“Mobile CRM” is a hot topic with my clients. The emergence of ubiquitous high-speed broadband connectivity, smartphones, and tablet devices with enormous computing power and longer battery life, along with increased employee adoption of touchscreen devices in every sphere of life, are all trends that serve to liberate IT from the desktop.

However, the state of mobile CRM solution support is fragmented. While there are platforms and solutions that cater to specific industries, no mobile CRM vendor currently offers out-of-the-box cross-industry functionality. The gap between the functionality available via desktop and mobile CRM applications is far from being bridged. And vendors sometimes adopt a single-device or single operating system (OS) strategy, limiting the range of devices and OSes available to companies.

To help define a path for navigating this complex landscape, I interviewed 25 CRM solution vendors, systems integrators, mobile solutions developers, and user compananies. My findings are summarized in a new report: Best Practices: The Right Way to Implement Mobile CRM.

A guiding principle for getting value out of “mobile” is to look for situations where you can integrate an mobile application into the normal execution of the day-to-day business processes of managers and frontline workers. Here are some additional tips:

  • Understand the opportunity to improve CRM and drive adoption. For example, will enabling workers to update the CRM system and tasks in real time throughout the day when they’re in the field — rather than doing it once they get back to their desks at the end of the day — make them more productive?
  • Define the tangible business benefits mobile CRM solutions can deliver. How will a mobile solution contribute to improved business performance? Are you looking to improve the productivity of frontline employees, streamline business processes, and/or improve customer satisfaction through more responsive customer service?
  • Define the precise use cases that you need to support. You need to not only define the general user types that you want to support through mobile CRM solutions, but also drill deep to understand the exact job activities these users perform and how having a mobile device can help.
  • Understand the data and information that mobile workers need. To provide mobile solutions that make workers more productive, you need to determine the precise set of information they need to perform their daily tasks and the key information they need to collect.
  • Understand the device types and form factors that best suit people’s day-to-day activities.Laptops, with their rich offline capabilities, may still be the best form factor for these tasks at the moment. However, newer device types like phones, smartphones, and tablets may soon become more useful than laptops.

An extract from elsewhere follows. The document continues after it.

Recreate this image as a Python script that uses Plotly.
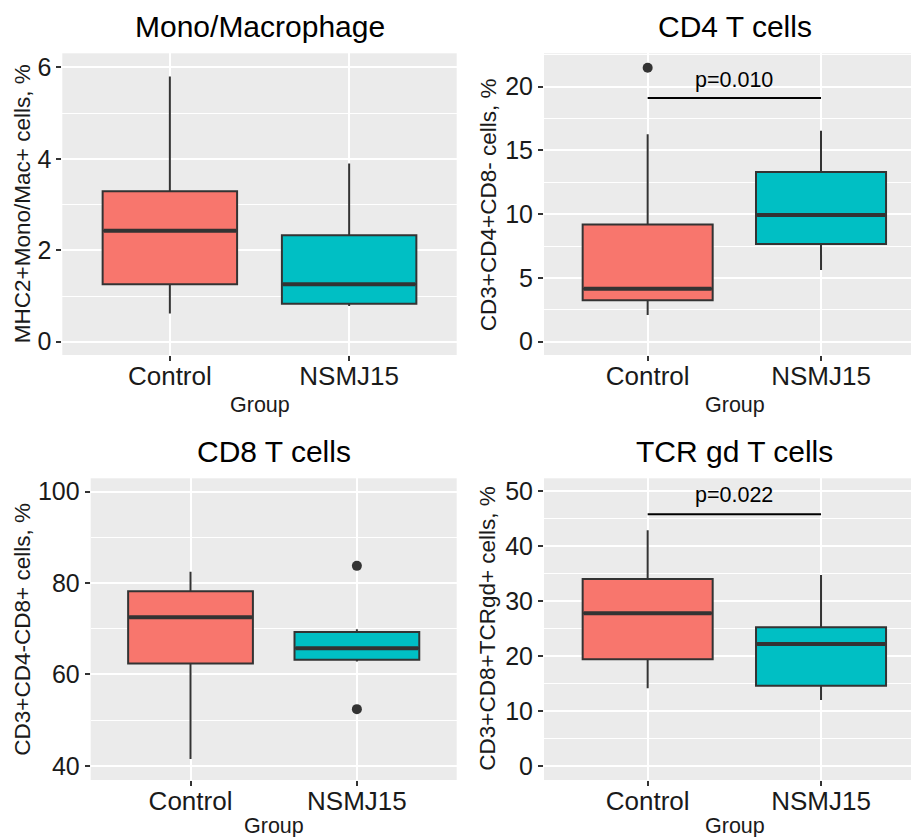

One of the biggest pitfalls to watch out for?  Undervaluing the need for offline capabilities. In some use cases, such as field engineers working inside office buildings or factories or mobile workers covering remote geographies, connectivity may be poor or nonexistent. There are some locations, like medical facilities, that prohibit online access. And employees may not use a mobile CRM application if they have to wait for web screens to refresh or need instant access to their full data set.